La condamnation de Charles Taylor a été prononcée par la chambre de première instance du TSSL en deux temps : le 18 mai 2012, il a été déclaré coupable de complicité de crimes de guerre (par terrorisme, violence, atteintes à la dignité, traitement cruel, actes inhumains et pillage, conscription et enrôlement d’enfants soldats) et de crimes contre l’humanité (par meurtre, viol, esclavage sexuel et asservissement). Le 30 mai 2012, alors que le procureur réclamait une peine de 80 ans de prison, le TSSL a prononcé contre Charles Taylor une peine de 50 ans d’emprisonnement pour les actes dont il a été déclaré coupable. L’ancien chef d’Etat du Libéria a fait appel de sa décision. Cette dernière n’est donc pas définitive. Le procès en appel se tient actuellement. La décision finale est attendue d’ici la fin de l’année 2013.

Rappel des faits

Charles Taylor a été un des protagonistes de la guerre civile au Libéria et a commis ou fait commettre dans son pays de nombreuses atrocités.

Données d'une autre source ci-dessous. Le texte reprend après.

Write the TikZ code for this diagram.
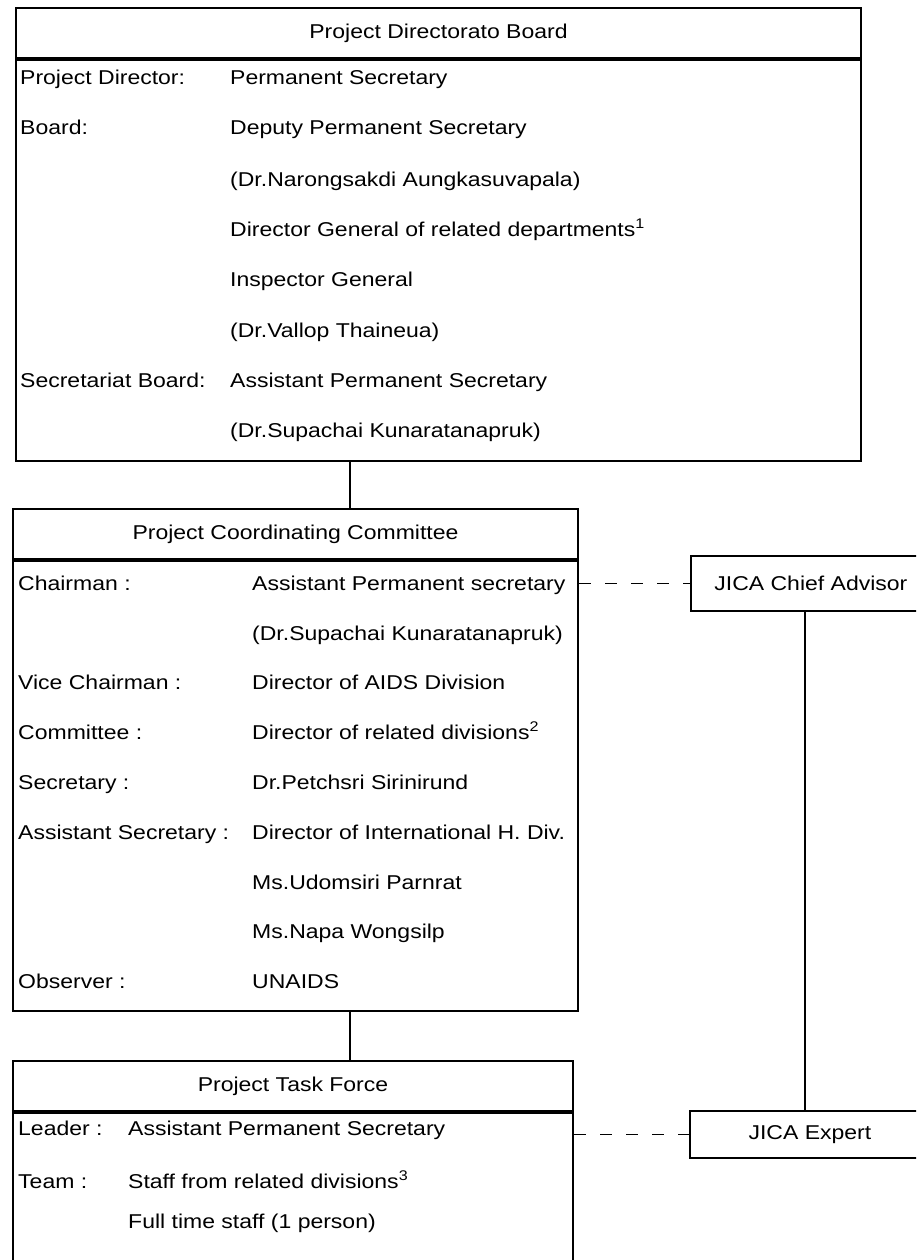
\documentclass[tikz,border=0pt]{standalone}
\usepackage{fontspec}
\setmainfont{Liberation Sans}[FakeStretch=1.15]
\usetikzlibrary{positioning}

\begin{document}
\begin{tikzpicture}[
    x=1pt, y=-1pt,
    panel/.style={rectangle, draw, line width=2pt, inner sep=0pt, font=\fontsize{20}{20}\selectfont},
    jicabox/.style={rectangle, draw, line width=1.8pt, anchor=north west, inner sep=0pt, minimum width=240pt, font=\fontsize{20}{20}\selectfont},
    role/.style={anchor=west, inner sep=0pt, text height=14pt, text depth=4pt, font=\fontsize{20}{20}\selectfont},
    link/.style={line width=2.4pt},
    liaison/.style={line width=1.6pt, dash pattern=on 12pt off 14pt}
]

% Page frame
\clip (0,0) rectangle (916,1260);
\fill[white] (0,0) rectangle (916,1260);
\coordinate (spine) at (350,0);
\coordinate (jicaline) at (805,0);

% Project Directorate Board
\node[panel, anchor=north west, minimum width=845pt, minimum height=50pt] (boardhead) at (15,7) {Project Directorato Board};
\node[panel, below=0pt of boardhead, minimum width=845pt, minimum height=401pt] (boardbody) {};

\node[role] (pdlabel) at (20,80) {Project Director:};
\node[role] (bdlabel) at (20,130) {Board:};
\node[role] (sblabel) at (20,382) {Secretariat Board:};

\node[role] (pd) at (230,80) {Permanent Secretary};
\node[role] (bd1) at (230,130) {Deputy Permanent Secretary};
\node[role] (bd2) at (230,181) {(Dr.Narongsakdi Aungkasuvapala)};
\node[role] (bd3) at (230,231) {Director General of related departments\textsuperscript{1}};
\node[role] (bd4) at (230,281) {Inspector General};
\node[role] (bd5) at (230,332) {(Dr.Vallop Thaineua)};
\node[role] (sb1) at (230,382) {Assistant Permanent Secretary};
\node[role] (sb2) at (230,432) {(Dr.Supachai Kunaratanapruk)};

% Project Coordinating Committee
\node[panel, anchor=north west, minimum width=565pt, minimum height=50pt] (pcchead) at (12,508) {Project Coordinating Committee};
\node[panel, below=0pt of pcchead, minimum width=565pt, minimum height=450pt] (pccbody) {};

\node[role] (chlabel) at (18,585) {Chairman :};
\node[role] (vclabel) at (18,684) {Vice Chairman :};
\node[role] (cmlabel) at (18,734) {Committee :};
\node[role] (sclabel) at (18,784) {Secretary :};
\node[role] (aslabel) at (18,834) {Assistant Secretary :};
\node[role] (oblabel) at (18,983) {Observer :};

\node[role] (ch1) at (252,585) {Assistant Permanent secretary};
\node[role] (ch2) at (252,635) {(Dr.Supachai Kunaratanapruk)};
\node[role] (vc) at (252,684) {Director of AIDS Division};
\node[role] (cm) at (252,734) {Director of related divisions\textsuperscript{2}};
\node[role] (sc) at (252,784) {Dr.Petchsri Sirinirund};
\node[role] (as1) at (252,834) {Director of International H. Div.};
\node[role] (as2) at (252,884) {Ms.Udomsiri Parnrat};
\node[role] (as3) at (252,933) {Ms.Napa Wongsilp};
\node[role] (ob) at (252,983) {UNAIDS};

% Project Task Force
\node[panel, anchor=north west, minimum width=560pt, minimum height=50pt] (ptfhead) at (12,1060) {Project Task Force};
\node[panel, below=0pt of ptfhead, minimum width=560pt, minimum height=180pt] (ptfbody) {};

\node[role] (ldlabel) at (18,1130) {Leader :};
\node[role] (tmlabel) at (18,1183) {Team :};

\node[role] (ld) at (128,1130) {Assistant Permanent Secretary};
\node[role] (tm1) at (128,1183) {Staff from related divisions\textsuperscript{3}};
\node[role] (tm2) at (128,1223) {Full time staff (1 person)};

% JICA side
\node[jicabox, minimum height=55pt] (chief) at (690,555) {JICA Chief Advisor};
\node[jicabox, minimum height=47pt] (expert) at (689,1110) {JICA Expert};

% Chain of command
\draw[link] (boardbody.south -| spine) -- (pcchead.north -| spine);
\draw[link] (pccbody.south -| spine) -- (ptfhead.north -| spine);
\draw[link] (chief.south -| jicaline) -- (expert.north -| jicaline);

% Liaison with JICA
\draw[liaison] (chief.west -| pccbody.east) -- (chief.west);
\draw[liaison] (expert.west -| ptfbody.east) -- (expert.west);

\end{tikzpicture}
\end{document}
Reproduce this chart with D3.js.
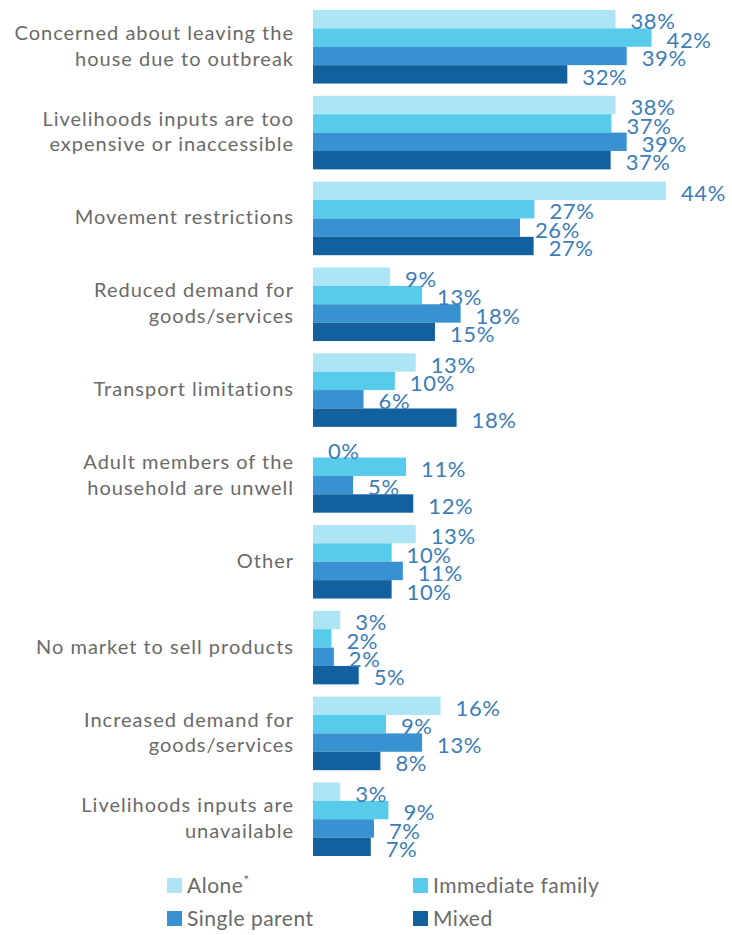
<!DOCTYPE html>
<html>
<head>
<meta charset="utf-8">
<script src="https://cdn.jsdelivr.net/npm/d3@7"></script>
<style>
    body { margin: 0; background: #fff; }
    svg { display: block; font-family: Lato, "Open Sans", sans-serif; }
</style>
</head>
<body>
<svg id="chart"></svg>
<script>
// data
const categories = [
    ["Concerned about leaving the", "house due to outbreak"],
    ["Livelihoods inputs are too", "expensive or inaccessible"],
    ["Movement restrictions"],
    ["Reduced demand for", "goods/services"],
    ["Transport limitations"],
    ["Adult members of the", "household are unwell"],
    ["Other"],
    ["No market to sell products"],
    ["Increased demand for", "goods/services"],
    ["Livelihoods inputs are", "unavailable"]
];
const seriesNames = ["Alone", "Immediate family", "Single parent", "Mixed"];

// bar lengths (%)
const alone = [37.7, 37.7, 44.0, 9.6, 12.8, 0, 12.8, 3.4, 15.9, 3.4];
const immediateFamily = [42.2, 37.2, 27.6, 13.6, 10.2, 11.6, 9.8, 2.3, 9.1, 9.4];
const singleParent = [39.1, 39.1, 25.8, 18.4, 6.3, 5.0, 11.2, 2.6, 13.6, 7.6];
const mixed = [31.7, 37.1, 27.5, 15.2, 17.9, 12.5, 9.8, 5.7, 8.4, 7.2];

// value labels as printed
const aloneLabels = ["38%", "38%", "44%", "9%", "13%", "0%", "13%", "3%", "16%", "3%"];
const immediateFamilyLabels = ["42%", "37%", "27%", "13%", "10%", "11%", "10%", "2%", "9%", "9%"];
const singleParentLabels = ["39%", "39%", "26%", "18%", "6%", "5%", "11%", "2%", "13%", "7%"];
const mixedLabels = ["32%", "37%", "27%", "15%", "18%", "12%", "10%", "5%", "8%", "7%"];

const colors = ["#aee5f5", "#56cbeb", "#3891d0", "#13609f"];

const series = [alone, immediateFamily, singleParent, mixed];
const labels = [aloneLabels, immediateFamilyLabels, singleParentLabels, mixedLabels];
const width = 732, height = 935;

const svg = d3.select("#chart").attr("width", width).attr("height", height);

const y = d3.scaleBand()
    .domain(d3.range(categories.length))
    .range([10, 856])
    .paddingInner(0.143)
    .paddingOuter(0);

const ySub = d3.scaleBand()
    .domain(d3.range(seriesNames.length))
    .range([0, y.bandwidth()])
    .padding(0);

const x = d3.scaleLinear().domain([0, 44]).range([313, 666]);

const groups = svg.append("g").selectAll("g")
    .data(categories)
    .join("g")
    .attr("transform", (d, i) => `translate(0,${y(i)})`);

// bars
groups.each(function (d, i) {
    const g = d3.select(this);
    series.forEach((vals, s) => {
        g.append("rect")
            .attr("x", x(0))
            .attr("y", ySub(s))
            .attr("width", x(vals[i]) - x(0))
            .attr("height", ySub.bandwidth())
            .attr("fill", colors[s]);
    });
});

// value labels
groups.each(function (d, i) {
    const g = d3.select(this);
    series.forEach((vals, s) => {
        g.append("text")
            .attr("x", x(vals[i]) + 15)
            .attr("y", ySub(s) + ySub.bandwidth() + 1)
            .attr("fill", "#3b7db8")
            .attr("font-size", 22)
            .attr("letter-spacing", 0.6)
            .text(labels[s][i]);
    });
});

// category labels
groups.each(function (lines) {
    const g = d3.select(this);
    const lh = 25.5;
    const cy = y.bandwidth() / 2;
    lines.forEach((line, k) => {
        g.append("text")
            .attr("x", 294)
            .attr("y", cy + (k - (lines.length - 1) / 2) * lh + 6)
            .attr("text-anchor", "end")
            .attr("fill", "#6a6a6a")
            .attr("font-size", 20)
            .attr("letter-spacing", 1)
            .text(line);
    });
});

// legend
const legendPos = [[167, 878], [413, 878], [167, 911], [413, 911]];
const legend = svg.append("g").selectAll("g")
    .data(seriesNames)
    .join("g")
    .attr("transform", (d, i) => `translate(${legendPos[i][0]},${legendPos[i][1]})`);

legend.append("rect")
    .attr("width", 15)
    .attr("height", 15)
    .attr("fill", (d, i) => colors[i]);

const lt = legend.append("text")
    .attr("x", 20)
    .attr("y", 15)
    .attr("fill", "#6a6a6a")
    .attr("font-size", 21)
    .attr("letter-spacing", 0.5)
    .text(d => d);

lt.filter((d, i) => i === 0)
    .append("tspan")
    .attr("dy", -8)
    .attr("font-size", 14)
    .text("*");
</script>
</body>
</html>
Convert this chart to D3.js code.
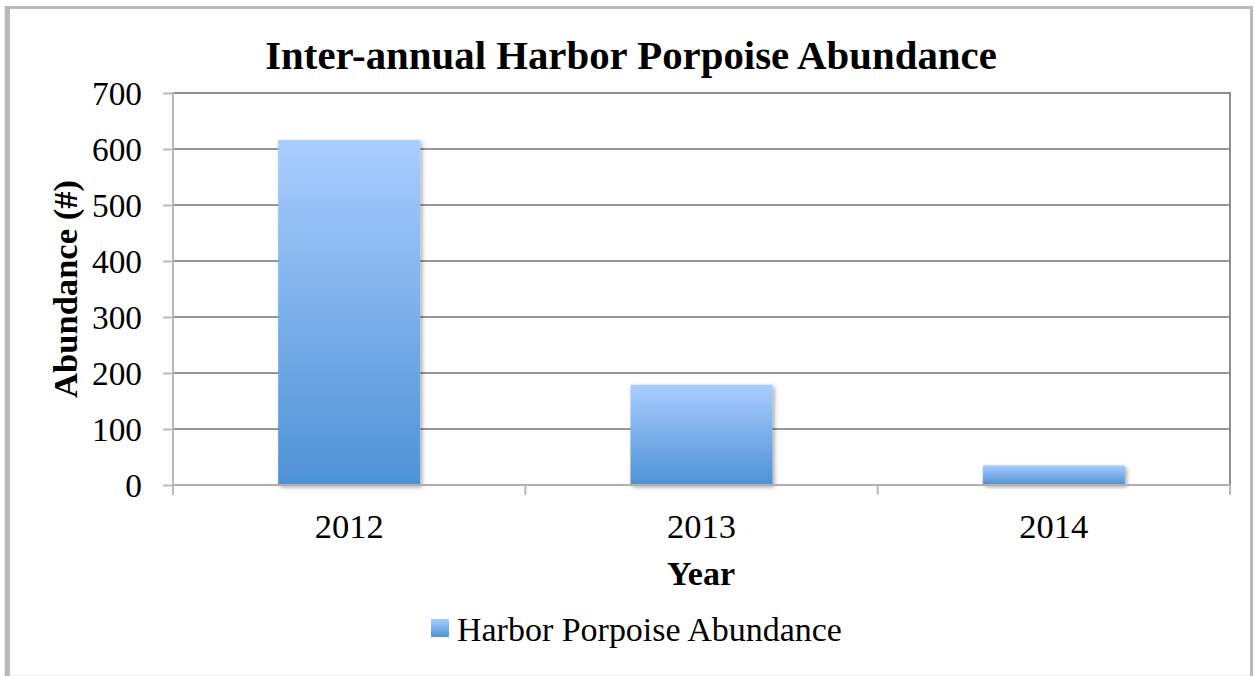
<!DOCTYPE html>
<html><head><meta charset="utf-8">
<script src="https://cdn.jsdelivr.net/npm/d3@7"></script>
<style>body{margin:0;background:#fff}svg{display:block}</style>
</head><body>
<svg id="c" width="1255" height="676"></svg>
<script>
const categories = ["2012", "2013", "2014"];
const values = [616, 179, 35];
const yTicks = [0, 100, 200, 300, 400, 500, 600, 700];
const seriesName = "Harbor Porpoise Abundance";
const title = "Inter-annual Harbor Porpoise Abundance";
const xTitle = "Year";
const yTitle = "Abundance (#)";

const svg = d3.select("#c");
const FONT = "'Liberation Serif', 'DejaVu Serif', serif";
const m = {l:173, t:93, r:1230, b:485};

const defs = svg.append("defs");
const grad = defs.append("linearGradient").attr("id","bg").attr("x1",0).attr("y1",0).attr("x2",0).attr("y2",1);
grad.append("stop").attr("offset","0%").attr("stop-color","#a9cdfe");
grad.append("stop").attr("offset","100%").attr("stop-color","#4e92d6");
const f = defs.append("filter").attr("id","sh").attr("x","-10%").attr("y","-10%").attr("width","130%").attr("height","130%");
f.append("feDropShadow").attr("dx",2).attr("dy",2).attr("stdDeviation",2).attr("flood-color","#000").attr("flood-opacity",0.35);

function fit(sel, w){ const n=sel.node(); const cur=+sel.attr("font-size"); const L=n.getComputedTextLength(); sel.attr("font-size", cur*w/L); }

// outer frame
svg.append("rect").attr("x",0).attr("y",0).attr("width",1255).attr("height",676).attr("fill","#fff");
svg.append("line").attr("x1",3).attr("x2",1255).attr("y1",675.5).attr("y2",675.5).attr("stroke","#eeeeee");
svg.append("line").attr("x1",4.5).attr("x2",4.5).attr("y1",6).attr("y2",676).attr("stroke","#e8e8e8");
svg.append("rect").attr("x",5).attr("y",6).attr("width",5).attr("height",670).attr("fill","#b9b9b9");
svg.append("rect").attr("x",5).attr("y",6).attr("width",1248).attr("height",3).attr("fill","#b9b9b9");
svg.append("rect").attr("x",1250).attr("y",6).attr("width",3).attr("height",670).attr("fill","#b9b9b9");

const x = d3.scaleBand().domain(categories).range([m.l, m.r]).paddingInner(0.597).paddingOuter(0.2985);
const xb = d3.scaleBand().domain(categories).range([m.l, m.r]);
const y = d3.scaleLinear().domain([0, 700]).range([m.b, m.t]);

// gridlines
svg.append("g").selectAll("line").data(yTicks.filter(d=>d>0)).join("line")
  .attr("x1", m.l).attr("x2", m.r).attr("y1", d=>y(d)).attr("y2", d=>y(d))
  .attr("stroke", d=> d===700 ? "#8e8e8e" : "#979797").attr("stroke-width",2);
// right border
svg.append("line").attr("x1",m.r).attr("x2",m.r).attr("y1",m.t-1).attr("y2",m.b).attr("stroke","#8e8e8e").attr("stroke-width",2);

// bars
svg.append("g").selectAll("rect").data(values).join("rect")
  .attr("x",(d,i)=>x(categories[i])).attr("width",x.bandwidth())
  .attr("y",d=>y(d)).attr("height",d=>y(0)-y(d))
  .attr("fill","url(#bg)").attr("filter","url(#sh)");

// y axis
const ya = d3.axisLeft(y).tickValues(yTicks).tickSize(10).tickFormat(d3.format("d"));
const yg = svg.append("g").attr("transform",`translate(${m.l},0)`).call(ya);
yg.select(".domain").attr("stroke","#b8b8b8").attr("stroke-width",2).attr("d",`M0,${m.t-1}V${m.b+10}`);
yg.selectAll(".tick line").attr("stroke","#b8b8b8").attr("stroke-width",2);
yg.selectAll(".tick text").attr("x",-31).attr("dy","0.34em").attr("font-family",FONT).attr("font-size",31).attr("fill","#000");
const y7 = yg.selectAll(".tick text").filter(d=>d===700);
const ys = 31*50/y7.node().getComputedTextLength();
yg.selectAll(".tick text").attr("font-size", ys);

// x axis
const xg = svg.append("g").attr("transform",`translate(0,${m.b})`);
xg.append("line").attr("x1",m.l).attr("x2",m.r).attr("stroke","#b0b0b0").attr("stroke-width",2);
const bounds = categories.map(c=>xb(c)).concat([m.r]);
xg.selectAll(".bt").data(bounds).join("line").attr("class","bt")
  .attr("x1",d=>d).attr("x2",d=>d).attr("y1",0).attr("y2",10).attr("stroke","#b8b8b8").attr("stroke-width",2);
const xa = d3.axisBottom(x).tickSize(0);
const xl = svg.append("g").attr("transform",`translate(0,${m.b})`).call(xa);
xl.select(".domain").remove();
xl.selectAll(".tick text").attr("y",53).attr("dy",0).attr("font-family",FONT).attr("font-size",31).attr("fill","#000");
const xs = 31*69/xl.select(".tick text").node().getComputedTextLength();
xl.selectAll(".tick text").attr("font-size", xs);

// title
const t = svg.append("text").attr("x",631).attr("y",69).attr("text-anchor","middle")
  .attr("font-family",FONT).attr("font-weight","bold").attr("font-size",37).attr("fill","#000").text(title);
fit(t, 732);

// axis titles
const xt = svg.append("text").attr("x",701).attr("y",585).attr("text-anchor","middle")
  .attr("font-family",FONT).attr("font-weight","bold").attr("font-size",31).attr("fill","#000").text(xTitle);
fit(xt, 68);
const yt = svg.append("text").attr("transform",`translate(77,289) rotate(-90)`).attr("text-anchor","middle")
  .attr("font-family",FONT).attr("font-weight","bold").attr("font-size",31).attr("fill","#000").text(yTitle);
fit(yt, 218);

// legend
const lg = svg.append("g");
lg.append("rect").attr("x",431).attr("y",619).attr("width",18).attr("height",18).attr("fill","url(#bg)");
const lt = lg.append("text").attr("x",457).attr("y",641).attr("font-family",FONT).attr("font-size",31).attr("fill","#000").text(seriesName);
fit(lt, 385);
</script>
</body></html>
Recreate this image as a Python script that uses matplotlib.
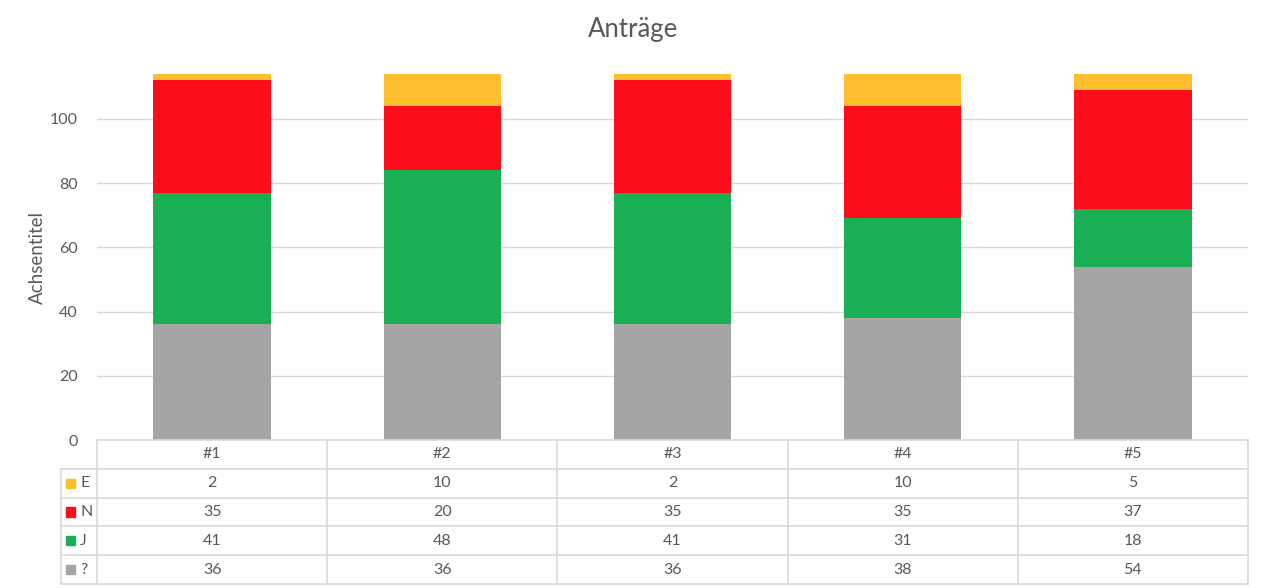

Paradoxalement, sa condamnation ne porte sur les faits qu’il a commis au Libéria mais ceux dont il a été complice en Sierra Leone, alors qu’il était chef d’Etat de la République du Libéria entre 1997 et 2003. La guerre civile au Sierra Leone (1991-2002) a été d’une très grande violence. Elle a fait entre 100.000 et 200.000 morts. Elle a provoqué l’exode massif de plus de deux millions de personnes, soit un tiers de la population totale du pays. Elle s’est accompagnée d’un long cortège d’actes criminels : recrutement et usage de mercenaires (notamment libériens), recrutement et utilisation d’enfants-soldats, attaques généralisées contre la population civile, exécutions sommaires, campagnes d’amputations, tortures, viols à grande échelle, destructions et pillage etc. L’un des épisodes les plus noirs de ce conflit a été la prise de la capitale Freetown par les rebelles entre décembre 1998 et février 1999 au cours de laquelle 6.000 habitants ont été tués, tandis que des dizaines de milliers de personnes ont du fuir. Cette guerre avait pour principale raison le contrôle des riches provinces diamantifères de la Sierra Leone, sur lesquelles le Liberia entendait étendre sa domination. L’objectif du Liberia n’était toutefois pas de contrôler son voisin politiquement. Entre 1997 et 2002, Charles Taylor a soutenu les rebelles sierra-léonais du Front révolutionnaire uni (RUF) et du Conseil des forces armées révolutionnaires (l’AFRC) ainsi que l’alliance AFRC/RUF politiquement, économiquement et militairement (en leur fournissant notamment armes, munitions, entraînement, logistique et moyens de communication) en échange de diamants. Un objectif mercantile qui a perdu Charles Taylor.